被告は、コロラド州には家族とともに14年前に来ていたという。コロラド大学で学んだ後、同大学院の博士課程に進み、言語学を専攻していた。
検察側の主張によると、同被告はメードにつき150ドルの給料を払う約束をした。しかし、給料を全額払わないばかりか、週7日間働かせた。メードの申し立てによって、被告が逮捕され、監禁や給料の窃盗などの罪に問われた。
メードの証言では、彼女は地下の床の上でマットレスを敷いて寝たという。給料は1日2ドルだった。性的な虐待も受けたとしている。
これに対し、同被告は裁判で、「犯してもいない罪で謝罪することはできない。伝統的なイスラム教徒の行動を攻撃するのが、検察の訴追の狙いだった」と指摘した。検察側は、被告の宗教や人種が、訴追の要因になってはいないと反論した。

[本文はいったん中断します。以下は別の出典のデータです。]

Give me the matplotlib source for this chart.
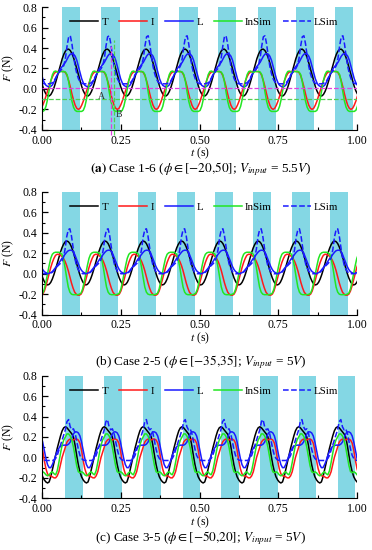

伝統的なイスラム教徒の行動が何を意味するのかは明らかにされていない。
被告はことし6月、陪審団によって有罪の評決を下された。8月末に量刑言い渡しがあり、メードを事実上、奴隷のように扱っていたとして、28年以上の刑を宣告された。
被告の親類の話では、被告は、2001年の米同時多発テロの後、テロリストとしてマークされた。これは立件されなかったが、被告は、その後米連邦捜査局(FBI)の係官から、荷物をまとめて米国を出国しなければ、投獄されることになると警告されたという。

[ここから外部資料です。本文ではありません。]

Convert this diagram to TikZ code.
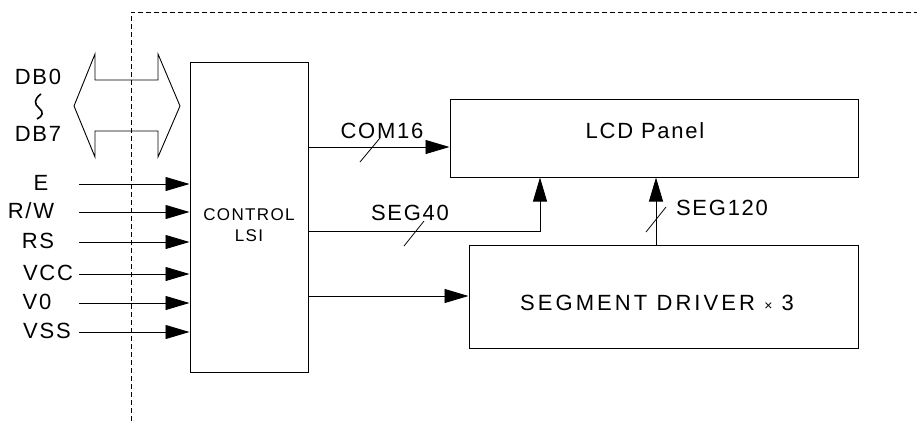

メードは当初、性的な虐待を否定していたが、その後認めた。このため、被告らは、メードの証言は、FBIが強制的に言わせたものとして信憑性に疑問を投げかけた。その上で、被告は裁判所に対し「宗教や出自が有罪の根拠とならない公正な裁判を望む」と主張していた。
この事件は、サウジアラビアから来ている留学生に大きな動揺を与えた。ある学生は、被告は留学生の相談に乗るなど真面目な人物だと述べていた。仮に有罪判決が出れば、それはイスラム教徒を攻撃することを意味し、米国の大学での留学を再検討せざるを得ないとの声も上がっていた。
コロラド州の地元紙によると、サウジアラビア政府は、被告が逮捕された後、40万ドルの保釈金を支払ったという。同国政府が、この事件の多大な関心を寄せていたことを示唆するものだ。しかし、ワシントンのサウジアラビア大使館は、この問題でのコメントを拒否している。